>> start INFORMATION SHOWN

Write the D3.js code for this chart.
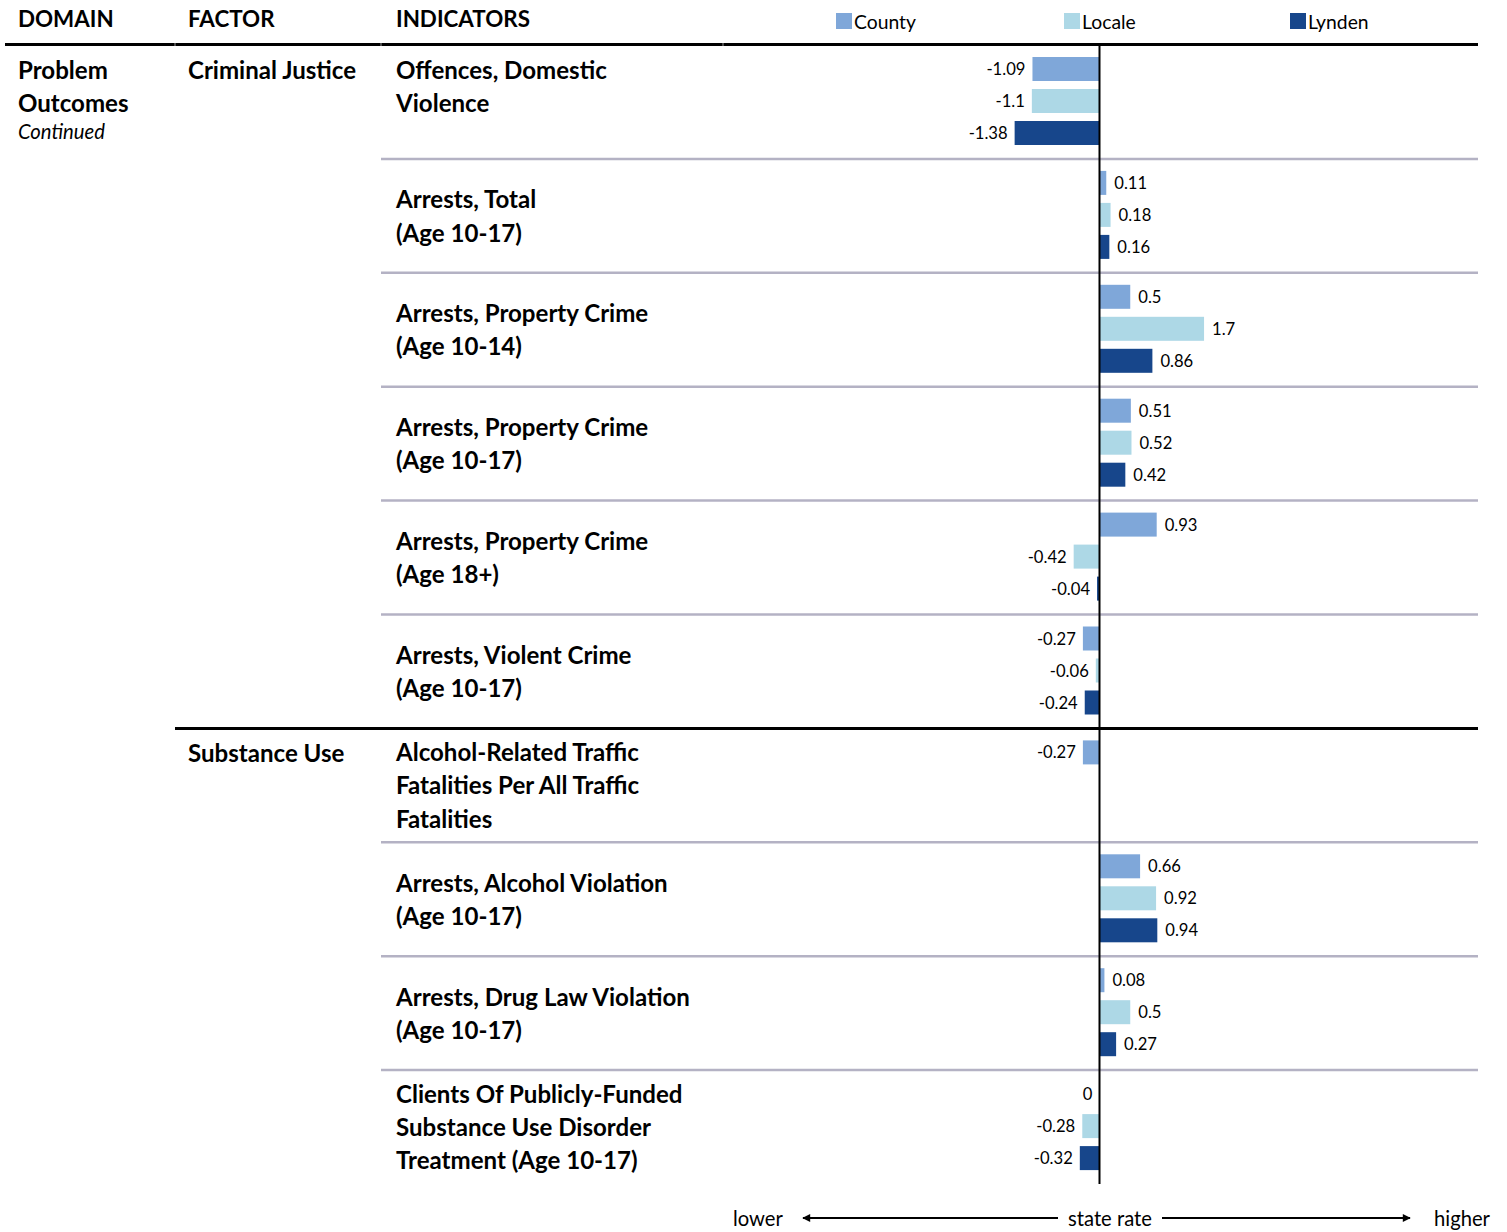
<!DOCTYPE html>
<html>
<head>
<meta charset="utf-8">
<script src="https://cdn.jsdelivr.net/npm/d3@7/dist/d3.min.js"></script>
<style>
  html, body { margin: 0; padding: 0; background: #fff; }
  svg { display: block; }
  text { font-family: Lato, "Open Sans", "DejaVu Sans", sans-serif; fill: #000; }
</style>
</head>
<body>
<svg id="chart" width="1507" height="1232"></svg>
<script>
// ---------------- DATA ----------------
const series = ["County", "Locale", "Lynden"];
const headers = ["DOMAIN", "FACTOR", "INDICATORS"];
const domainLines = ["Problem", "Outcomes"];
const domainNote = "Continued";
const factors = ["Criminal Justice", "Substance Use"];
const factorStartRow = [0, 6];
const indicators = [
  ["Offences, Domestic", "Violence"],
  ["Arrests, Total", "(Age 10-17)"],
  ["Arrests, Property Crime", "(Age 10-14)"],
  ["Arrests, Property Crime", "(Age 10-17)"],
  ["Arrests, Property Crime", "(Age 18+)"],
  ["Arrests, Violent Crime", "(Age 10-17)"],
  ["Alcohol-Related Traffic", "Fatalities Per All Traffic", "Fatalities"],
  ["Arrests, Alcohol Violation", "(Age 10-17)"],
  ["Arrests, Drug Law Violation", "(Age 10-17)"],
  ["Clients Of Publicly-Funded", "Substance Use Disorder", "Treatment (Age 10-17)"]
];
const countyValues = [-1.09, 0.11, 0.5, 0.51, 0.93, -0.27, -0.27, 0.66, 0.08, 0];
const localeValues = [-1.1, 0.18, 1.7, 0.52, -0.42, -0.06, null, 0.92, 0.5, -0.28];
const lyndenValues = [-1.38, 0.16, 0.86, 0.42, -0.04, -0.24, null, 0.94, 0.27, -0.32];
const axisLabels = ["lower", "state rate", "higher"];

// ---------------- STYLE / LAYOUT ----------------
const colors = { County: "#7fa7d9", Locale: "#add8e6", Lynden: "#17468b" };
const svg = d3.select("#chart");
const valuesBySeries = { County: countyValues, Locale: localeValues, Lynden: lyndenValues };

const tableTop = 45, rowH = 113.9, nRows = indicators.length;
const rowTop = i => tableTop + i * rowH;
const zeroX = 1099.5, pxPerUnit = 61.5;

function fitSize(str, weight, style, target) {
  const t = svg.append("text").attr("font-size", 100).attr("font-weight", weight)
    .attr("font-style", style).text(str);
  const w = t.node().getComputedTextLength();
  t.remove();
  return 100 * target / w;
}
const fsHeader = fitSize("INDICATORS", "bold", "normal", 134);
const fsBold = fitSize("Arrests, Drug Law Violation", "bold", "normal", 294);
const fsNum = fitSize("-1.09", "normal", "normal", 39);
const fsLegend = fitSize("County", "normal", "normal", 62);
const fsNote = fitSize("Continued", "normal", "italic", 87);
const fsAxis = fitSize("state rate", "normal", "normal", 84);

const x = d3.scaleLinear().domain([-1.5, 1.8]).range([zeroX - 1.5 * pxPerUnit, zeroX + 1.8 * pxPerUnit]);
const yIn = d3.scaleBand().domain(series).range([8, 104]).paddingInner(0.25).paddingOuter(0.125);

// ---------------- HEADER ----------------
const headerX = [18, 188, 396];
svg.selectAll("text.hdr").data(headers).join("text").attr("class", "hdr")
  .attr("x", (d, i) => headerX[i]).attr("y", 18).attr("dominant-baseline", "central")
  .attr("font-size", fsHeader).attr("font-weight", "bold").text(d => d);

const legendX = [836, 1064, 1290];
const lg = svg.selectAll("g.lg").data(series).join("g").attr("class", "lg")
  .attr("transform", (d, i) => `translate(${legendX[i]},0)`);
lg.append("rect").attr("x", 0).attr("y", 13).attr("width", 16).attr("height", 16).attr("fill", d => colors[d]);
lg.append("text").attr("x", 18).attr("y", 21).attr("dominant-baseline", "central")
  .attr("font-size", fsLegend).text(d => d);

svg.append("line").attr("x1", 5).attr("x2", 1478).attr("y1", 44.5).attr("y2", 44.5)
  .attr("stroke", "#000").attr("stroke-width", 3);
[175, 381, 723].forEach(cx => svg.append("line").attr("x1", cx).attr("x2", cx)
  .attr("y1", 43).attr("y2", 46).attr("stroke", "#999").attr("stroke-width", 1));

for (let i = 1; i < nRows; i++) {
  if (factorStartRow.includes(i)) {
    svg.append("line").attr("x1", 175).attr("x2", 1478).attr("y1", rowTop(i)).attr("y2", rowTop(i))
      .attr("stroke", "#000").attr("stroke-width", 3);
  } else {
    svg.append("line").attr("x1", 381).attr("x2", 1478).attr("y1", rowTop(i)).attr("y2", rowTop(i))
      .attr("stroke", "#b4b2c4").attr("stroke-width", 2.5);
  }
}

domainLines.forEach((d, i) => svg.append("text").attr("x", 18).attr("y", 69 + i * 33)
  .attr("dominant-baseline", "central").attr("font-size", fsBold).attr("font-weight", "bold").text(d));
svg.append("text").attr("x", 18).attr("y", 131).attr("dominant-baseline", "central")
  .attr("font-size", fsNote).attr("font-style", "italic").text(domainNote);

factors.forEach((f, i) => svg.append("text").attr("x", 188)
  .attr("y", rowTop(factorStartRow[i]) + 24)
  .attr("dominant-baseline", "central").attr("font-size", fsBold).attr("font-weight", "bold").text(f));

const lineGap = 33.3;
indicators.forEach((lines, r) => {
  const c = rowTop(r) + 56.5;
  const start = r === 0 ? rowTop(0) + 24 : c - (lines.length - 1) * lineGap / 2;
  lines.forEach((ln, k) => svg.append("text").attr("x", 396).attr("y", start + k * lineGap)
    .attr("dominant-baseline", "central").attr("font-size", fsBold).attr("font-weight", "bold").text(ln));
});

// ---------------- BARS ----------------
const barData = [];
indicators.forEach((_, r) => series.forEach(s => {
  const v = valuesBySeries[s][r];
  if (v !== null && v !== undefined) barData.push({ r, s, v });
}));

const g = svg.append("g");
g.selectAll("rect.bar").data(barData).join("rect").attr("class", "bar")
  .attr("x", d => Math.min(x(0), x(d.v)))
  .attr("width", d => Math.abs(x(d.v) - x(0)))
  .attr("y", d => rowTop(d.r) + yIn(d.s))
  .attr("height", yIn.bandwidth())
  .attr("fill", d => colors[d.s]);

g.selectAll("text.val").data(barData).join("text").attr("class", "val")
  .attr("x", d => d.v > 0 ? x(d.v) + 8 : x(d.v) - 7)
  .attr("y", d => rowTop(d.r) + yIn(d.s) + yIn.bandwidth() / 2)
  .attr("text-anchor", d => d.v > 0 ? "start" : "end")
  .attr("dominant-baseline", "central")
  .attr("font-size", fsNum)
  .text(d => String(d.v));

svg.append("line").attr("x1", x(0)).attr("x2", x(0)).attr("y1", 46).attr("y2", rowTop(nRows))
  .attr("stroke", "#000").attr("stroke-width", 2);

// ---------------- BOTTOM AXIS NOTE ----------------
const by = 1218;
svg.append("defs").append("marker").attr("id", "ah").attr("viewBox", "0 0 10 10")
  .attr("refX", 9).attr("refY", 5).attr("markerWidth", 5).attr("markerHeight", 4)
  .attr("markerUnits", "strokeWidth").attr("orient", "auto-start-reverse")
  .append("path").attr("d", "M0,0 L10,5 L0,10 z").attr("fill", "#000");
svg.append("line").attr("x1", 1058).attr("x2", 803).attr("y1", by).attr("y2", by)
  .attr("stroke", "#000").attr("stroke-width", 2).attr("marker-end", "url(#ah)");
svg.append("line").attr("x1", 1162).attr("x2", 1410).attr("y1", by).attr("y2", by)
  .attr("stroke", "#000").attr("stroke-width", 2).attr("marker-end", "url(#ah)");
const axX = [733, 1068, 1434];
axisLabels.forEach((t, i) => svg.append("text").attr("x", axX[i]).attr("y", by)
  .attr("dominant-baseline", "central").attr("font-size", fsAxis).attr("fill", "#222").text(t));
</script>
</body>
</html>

>> end INFORMATION SHOWN

▸ **WHAT THE TASK REQUIRES**:
Show every line that contains the word "chart".

▸ **OUTPUT OF THE EXERCISE**:
Write the D3.js code for this chart.
<svg id="chart" width="1507" height="1232"></svg>
const svg = d3.select("#chart");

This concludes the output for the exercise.